Introduction
There is a generally accepted sequence it takes to build new digital products.
The product field commonly agrees on different stages when we talk about Product Development. Firstly, we would start working on the idea or the business background to study the user interactions to build a prototype that serves for validating the concept at a high level.
We have covered already the first stages with our Sprint Zero Article so in this post, we will go through the key factors to succeed during the development stage and releases.
Background
As a result of the Sprint Zero, we asset a design of the solution architecture, a mid-fidelity prototype, and a product backlog detailed at the user story level. Those fields compose the roadmap of the MVP typically organized by releases and prioritized along with the stakeholder's needs.
The following step should be creating the first version of the brand assets. I don't want to mean only naming or logo, but spending time creating a strong design system that aligns 360º with the communications of the new business.
This phase can take as long as the product needs, in terms of the owner's strategy or the importance in terms of desirability because of the audience (typically B2C businesses), but we are interested in building an MVP we can quickly launch and test with users.
However, in this post a want to make a loop at phase five 'build the product' to decode the framework we use at Wealize to deliver incremental value to users and businesses.
Product Strategy
We would organize the product backlog into a tool like Jira or Notion that helps us configure easily and approach to different views like a product roadmap or user story map organized by epics or releases and related KPIs.

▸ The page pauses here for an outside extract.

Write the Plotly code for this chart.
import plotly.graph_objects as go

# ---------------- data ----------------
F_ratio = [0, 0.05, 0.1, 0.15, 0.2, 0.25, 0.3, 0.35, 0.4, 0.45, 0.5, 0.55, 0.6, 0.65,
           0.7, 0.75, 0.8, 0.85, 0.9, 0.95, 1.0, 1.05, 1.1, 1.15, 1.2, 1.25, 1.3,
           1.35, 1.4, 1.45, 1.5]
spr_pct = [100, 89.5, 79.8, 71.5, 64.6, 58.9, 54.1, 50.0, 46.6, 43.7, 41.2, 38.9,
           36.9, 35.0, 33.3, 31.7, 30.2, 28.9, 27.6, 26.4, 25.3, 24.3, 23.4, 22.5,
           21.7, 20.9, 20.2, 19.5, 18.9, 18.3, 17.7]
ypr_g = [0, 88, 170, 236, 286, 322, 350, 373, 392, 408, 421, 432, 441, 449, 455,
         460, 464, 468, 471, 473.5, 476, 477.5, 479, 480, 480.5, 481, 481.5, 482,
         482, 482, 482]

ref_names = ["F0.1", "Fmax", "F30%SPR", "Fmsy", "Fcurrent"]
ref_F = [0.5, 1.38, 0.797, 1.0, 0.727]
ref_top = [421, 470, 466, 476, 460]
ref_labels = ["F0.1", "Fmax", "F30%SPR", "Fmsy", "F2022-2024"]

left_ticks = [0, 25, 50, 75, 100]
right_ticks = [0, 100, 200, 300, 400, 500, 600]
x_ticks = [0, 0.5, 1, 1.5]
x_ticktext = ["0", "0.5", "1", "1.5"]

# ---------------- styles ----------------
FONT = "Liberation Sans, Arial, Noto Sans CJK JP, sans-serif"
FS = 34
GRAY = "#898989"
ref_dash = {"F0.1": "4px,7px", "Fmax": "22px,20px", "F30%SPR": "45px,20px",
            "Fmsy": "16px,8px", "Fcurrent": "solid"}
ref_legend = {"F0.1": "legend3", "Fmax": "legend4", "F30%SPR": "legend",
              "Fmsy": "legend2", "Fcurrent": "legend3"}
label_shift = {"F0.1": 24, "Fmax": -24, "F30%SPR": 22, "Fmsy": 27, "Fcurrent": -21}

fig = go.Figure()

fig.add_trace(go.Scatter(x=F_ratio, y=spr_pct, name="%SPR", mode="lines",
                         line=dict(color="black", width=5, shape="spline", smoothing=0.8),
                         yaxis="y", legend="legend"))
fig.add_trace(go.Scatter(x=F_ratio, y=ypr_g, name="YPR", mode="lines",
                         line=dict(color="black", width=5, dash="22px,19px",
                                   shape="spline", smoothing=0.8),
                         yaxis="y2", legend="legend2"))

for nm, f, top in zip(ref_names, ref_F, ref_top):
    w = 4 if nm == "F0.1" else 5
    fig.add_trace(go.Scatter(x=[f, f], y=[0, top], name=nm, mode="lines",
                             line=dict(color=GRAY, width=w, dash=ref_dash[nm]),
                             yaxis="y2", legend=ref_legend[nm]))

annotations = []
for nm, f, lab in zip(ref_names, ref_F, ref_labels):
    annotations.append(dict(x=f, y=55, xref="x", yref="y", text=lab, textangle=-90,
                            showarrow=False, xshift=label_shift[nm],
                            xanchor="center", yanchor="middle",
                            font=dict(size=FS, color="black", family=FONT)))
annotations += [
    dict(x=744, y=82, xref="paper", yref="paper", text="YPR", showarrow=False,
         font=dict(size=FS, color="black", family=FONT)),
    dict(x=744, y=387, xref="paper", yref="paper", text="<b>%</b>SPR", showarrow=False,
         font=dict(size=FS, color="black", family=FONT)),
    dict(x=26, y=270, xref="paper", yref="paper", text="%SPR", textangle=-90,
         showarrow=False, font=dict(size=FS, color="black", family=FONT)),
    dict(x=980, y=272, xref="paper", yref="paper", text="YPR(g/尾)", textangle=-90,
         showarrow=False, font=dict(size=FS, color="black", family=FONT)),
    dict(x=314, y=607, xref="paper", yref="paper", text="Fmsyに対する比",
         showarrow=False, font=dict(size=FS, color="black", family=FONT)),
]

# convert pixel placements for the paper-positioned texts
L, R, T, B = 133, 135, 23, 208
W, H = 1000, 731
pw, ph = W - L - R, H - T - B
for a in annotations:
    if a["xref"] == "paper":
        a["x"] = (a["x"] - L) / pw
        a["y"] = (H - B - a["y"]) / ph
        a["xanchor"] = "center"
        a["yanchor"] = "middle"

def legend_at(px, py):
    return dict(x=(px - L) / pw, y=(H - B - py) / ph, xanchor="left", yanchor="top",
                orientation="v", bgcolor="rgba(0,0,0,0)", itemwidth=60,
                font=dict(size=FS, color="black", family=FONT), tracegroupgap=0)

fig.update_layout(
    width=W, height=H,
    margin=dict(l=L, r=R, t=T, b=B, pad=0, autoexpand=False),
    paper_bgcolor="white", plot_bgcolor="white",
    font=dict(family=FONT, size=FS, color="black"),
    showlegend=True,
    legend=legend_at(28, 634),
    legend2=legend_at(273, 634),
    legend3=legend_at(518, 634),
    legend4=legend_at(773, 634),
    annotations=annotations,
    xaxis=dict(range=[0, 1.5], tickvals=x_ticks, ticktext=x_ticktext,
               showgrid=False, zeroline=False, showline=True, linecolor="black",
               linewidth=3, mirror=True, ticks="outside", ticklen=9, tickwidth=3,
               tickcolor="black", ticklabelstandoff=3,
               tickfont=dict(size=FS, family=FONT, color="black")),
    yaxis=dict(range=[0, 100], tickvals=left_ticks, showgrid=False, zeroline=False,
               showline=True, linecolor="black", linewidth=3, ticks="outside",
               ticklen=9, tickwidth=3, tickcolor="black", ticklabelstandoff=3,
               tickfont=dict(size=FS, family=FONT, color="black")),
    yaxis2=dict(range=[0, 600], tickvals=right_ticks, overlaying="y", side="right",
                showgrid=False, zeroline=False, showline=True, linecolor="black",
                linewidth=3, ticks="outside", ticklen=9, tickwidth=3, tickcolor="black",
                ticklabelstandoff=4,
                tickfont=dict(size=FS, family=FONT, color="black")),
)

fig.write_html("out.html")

This will help us organize the user stories into a work rollout composed by pieces of product functionality in releases, following the guidance of the primary customer journey or business logic.
Now every piece of work is stored in one place, we organize our development work in Sprints, and we normally plan 2-4 sprints in advance from the general project scope in to be lean and deliver what's needed at every stage. This is only a reference, but this can vary depending on the terms with each customer or stakeholder.
Sprint Rollout
Now that we've got the big picture of the product development stages, it's time to dive into the Sprint key points we use to ensure customer success during all stages.
For this matter, we guide our work by the following sprint framework to ensure we deliver value to customers:
Business Review
The customer or stakeholders will prioritize the epic's roadmap in regards to the specific need at any moment of the development phase along with the product owner.
Sprint Planning
The development team will estimate the effort to include in every sprint regarding the user stories collected with the prioritized epics along with the product owner.
Sprint Review
All teams have a session where the product owner demo the customer what's been achieved during the sprint, and reflect on any blockers to re-plan the user stories if it's needed.
Sprint Execution
Having a more detailed view of everyday actions, here we promote some artifacts that help us ensure we deliver in time and incremental value every week.
Daily Review
The development team meets the product owner or project manager (PM/PO) for 15' on a daily basis to talk about the objectives of the day and detect any possible risk in the delivery.
Design Ops
The design team is included in the sprint planning to check if there are design archives needed to hand off a development feature for the following sprint.
Product Review
The development team requests both a code and functional review to testers and colleagues to merge into development within the selected product stream.
Conclusions
We use Agile frameworks like Scrum or Sprint Zero to set up our value processes, and those tools and artifacts like the product roadmap, stakeholder's meetings, or technical project operations, help us keep on the way to build strong user-centric products and avoid diffuse mode or management risk with the stakeholders.
Based on years of experience designing and developing digital products, we can also ensure a proven method to build those businesses in time. There are general tasks like setting up the infrastructure and configuring the environments, as well as back-office operations on users and objects connected to the frontend features to close the happy path or business flow established for the MVP during the Sprint Zero.
We approach a 1+3 scope when designing products from scratch to succeed in the first 1-6 stages of the product life cycle. This is divided by the following milestones:
- Product Design: one month working on the Sprint Zero.
- Product Development: three months working on the MVP defined in the Sprint Zero.